The Barron River Bridge, amid record flooding, has become a meeting point for anxious families.
‘GOT A HOTEL ROOM, FOUND OUT IT WAS GOING UNDER’
Shae Curr-Parkes, with antler ears adorning her head and reddened eyes, explained how she was left on one side of the river with her husband and children aged – three and five – on the other since Saturday night.
“We went to a Christmas Party on Saturday night, when we tried getting back to Holloways they told me: ‘It’s too dangerous, you can’t go in’. But I was thinking ‘too dangerous?’ My kids and my husband are there,” she recalled.
“After we got a hotel room, we found out the place was going under.”
READ THE SOUVENIR FLOOD EDITION OF CAIRNS POST HERE
When Ms Curr-Parkes says “we” she is talking about her neighbour and friend Kate Hammacott.
The Cairns Post spoke to both of them as they waited on the bridge, looking over the crowd on tiptoes hoping the next boat would arrive with their husbands and young children.
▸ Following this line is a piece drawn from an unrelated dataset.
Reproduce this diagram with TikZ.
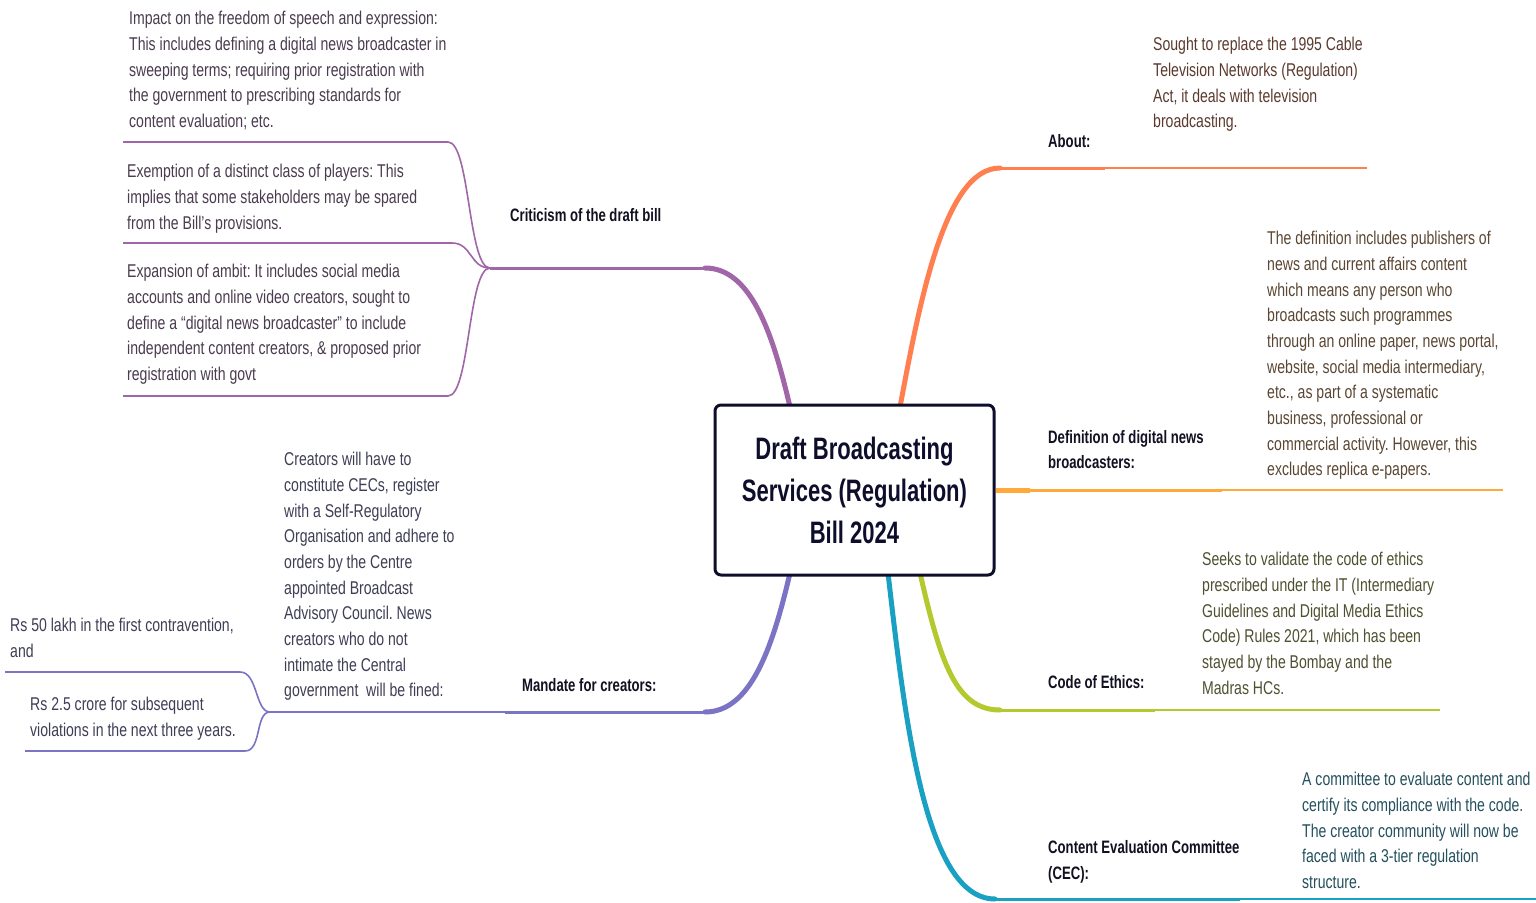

Not only did Ms Hammacott also have two children aged seven and five and her husband in Holloways Beach, but she soon found enough her house had been decimated.
“There was a sense of despair, definitely,” Ms Hammacott said.
“Apparently the water was coming up so quickly he wasn’t able to really grab anything. The house was been completely destroyed.”
True to the spirit of the Far North in the face of the disaster, Ms Hammacott said: “there are people worse off that us in the world” – and some of them were helped by her husband, too.
Not long after their house was destroyed, her husband Byron Hammacott, got in a tinny and rescued half-a-dozen from their flooded homes.
Ms Curr-Parkes teared up as Ms Hammacott spoke.
While her friend felt a sense of gratitude, Ms Curr-Parkes felt guilt.
“I feel like I should have been doing something earlier,” she said, adding she was afraid to speak to her children in case she gets too emotional and distresses them further.
Another fighting back tears was Josh Howard.
Mr Howard had just got off the boat after being rescued when he told the Cairns Post “many houses were destroyed on Bamboo Street”.
“We had two and a half foot of water come through the house. My loved ones are very distraught,” Mr Howard said.
“I just feel glad to know that they are safe, it’s great to know they are on higher ground, it was one the scariest things I’ve been through. I have escaped from my own house in a boat.”
Meanwhile, 78-year-old Dianna Quick shared that as she sat on a firm-backed seat with flood waters rising all around she “was feeling angry and wanted to cry, but I was not scared”.
“I’ve been here since 1975, I’ve never had water come into my home,” she continued.
“I guess I just couldn’t believe it was happening. I wasn’t expecting this, I told everyone at half past ten I was alright and by half past 11 I was sitting there calling for help.”
Her granddaughter Ms Pizzardi said while her grandmother just managed to get out with a few precious possessions in a handbag “everything that got destroyed is replaceable.”